The Channel 4 program, “Eden,” assembled 23 men and women and dispatched them to a remote corner of the Scottish Highlands, where they were told to set up a self-sufficient community. The group was cut off from any contact with the outside world, and had to “decide on their own rules and laws, build their own shelter, grow their own food and raise their own livestock,” according to a statement released when the show was first announced.

The year-long experiment was recorded by a four-strong crew as well as personal cameras and a fixed rig. Four episodes of the show – covering March, April and May – were broadcast last summer. But ratings slipped from 1.7 million to 800,000, leading Channel 4 to pull the plug on further updates.

No one bothered to tell the remaining contestants, who reportedly endured boredom and infighting, were reduced at one point to eating chicken feed, and only emerged last week from their less than splendid isolation to discover that their fellow Brits voted to leave the European Union and Donald Trump was elected president of the United States.

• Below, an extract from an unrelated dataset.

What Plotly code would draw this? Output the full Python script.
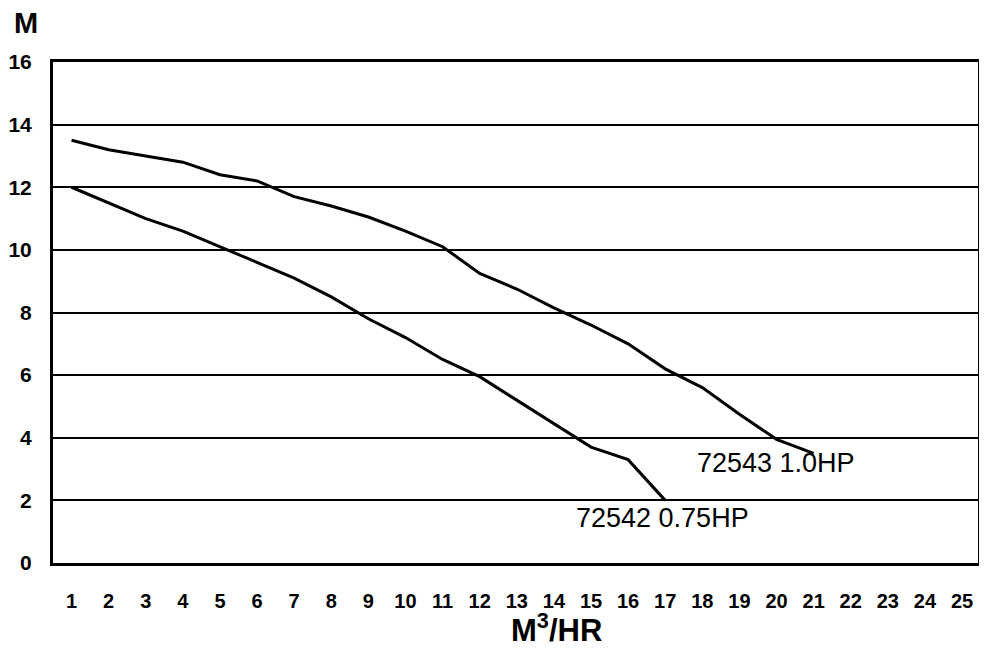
import plotly.graph_objects as go

flow_10hp = [1, 2, 3, 4, 5, 6, 7, 8, 9, 10, 11, 12, 13, 14, 15, 16, 17, 18, 19, 20, 21]
head_10hp = [13.5, 13.2, 13.0, 12.8, 12.4, 12.2, 11.7, 11.4, 11.05, 10.6, 10.1, 9.25, 8.75, 8.15, 7.6, 7.0, 6.2, 5.6, 4.75, 3.95, 3.5]

flow_075hp = [1, 2, 3, 4, 5, 6, 7, 8, 9, 10, 11, 12, 13, 14, 15, 16, 17]
head_075hp = [12.0, 11.5, 11.0, 10.6, 10.1, 9.6, 9.1, 8.5, 7.8, 7.2, 6.5, 5.95, 5.2, 4.45, 3.7, 3.3, 2.0]

x_ticks = list(range(1, 26))
y_ticks = [0, 2, 4, 6, 8, 10, 12, 14, 16]

label_10hp = "72543 1.0HP"
label_075hp = "72542 0.75HP"

fig = go.Figure()
fig.add_trace(go.Scatter(x=flow_10hp, y=head_10hp, mode="lines",
                         line=dict(color="black", width=3), showlegend=False))
fig.add_trace(go.Scatter(x=flow_075hp, y=head_075hp, mode="lines",
                         line=dict(color="black", width=3), showlegend=False))

arial = "Liberation Sans, Arial, sans-serif"

fig.update_layout(
    template="none",
    width=979, height=641,
    margin=dict(l=45, r=9, t=54, b=86, autoexpand=False),
    paper_bgcolor="white", plot_bgcolor="white",
    xaxis=dict(range=[0.5, 25.43], tickvals=x_ticks, showgrid=False, zeroline=False,
               showline=True, linecolor="black", linewidth=3, mirror=True,
               ticks="", ticklabelstandoff=18, automargin=False,
               tickfont=dict(family=arial, size=20, color="black", weight="bold")),
    yaxis=dict(range=[0, 16], tickvals=y_ticks, showgrid=True, gridcolor="black", gridwidth=2,
               zeroline=False, showline=True, linecolor="black", linewidth=3, mirror=True,
               ticks="", ticklabelstandoff=14, automargin=False,
               tickfont=dict(family=arial, size=21, color="black", weight="bold")),
    annotations=[
        dict(text="M", xref="paper", yref="paper", x=-0.0292, y=1.0, yshift=39,
             showarrow=False, xanchor="center", yanchor="middle",
             font=dict(family=arial, size=29, color="black", weight="bold")),
        dict(text="M<sup>3</sup>/HR", xref="x", yref="paper", x=14.06, y=0, yshift=-65,
             showarrow=False, xanchor="center", yanchor="middle",
             font=dict(family=arial, size=31, color="black", weight="bold")),
        dict(text=label_10hp, xref="x", yref="y", x=flow_10hp[-1], y=head_10hp[-1],
             xshift=-38, yshift=-10, showarrow=False, xanchor="center", yanchor="middle",
             font=dict(family=arial, size=27, color="black")),
        dict(text=label_075hp, xref="x", yref="y", x=flow_075hp[-1], y=head_075hp[-1],
             xshift=-3, yshift=-18, showarrow=False, xanchor="center", yanchor="middle",
             font=dict(family=arial, size=27, color="black")),
    ],
)

fig.write_html("out.html")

The plot of Tropic Thunder come to life. I love the image of an extremely dramatic group of people hamming it up for episodes of a show doomed to anonymity, conjuring drama and betrayal out of thin air for nothing. Living in the wilderness of the Scottish Highlands, where they endured the terrors of “boredom and infighting,” banging each other’s socks off for a network that didn’t even know they were still out there. Did the experience harden these woeful castaways against the elements? Teach them to live off the land? Nope.

Thirteen of the 23 contestants quit the show during the year as sexual jealousy, infighting and hunger took their toll. Tara Zieleman, the first to quit, claimed she had been bullied, while local residents said that contestants were caught smuggling in junk food and alcohol and that some had been treated by a local dentist after eating chicken feed laced with grit.

And the reality of reality TV once again rears its dishonest head! These prima donnas were sneaking in junk food like it was Camp Hope (Heavyweights reference, who’s with me?) Then they brought in a dentist to floss out the grit from a couple handfuls of chicken food, and Tara quits due to bullying?! What a bunch of 6th graders. Salt of the earth survivors indeed.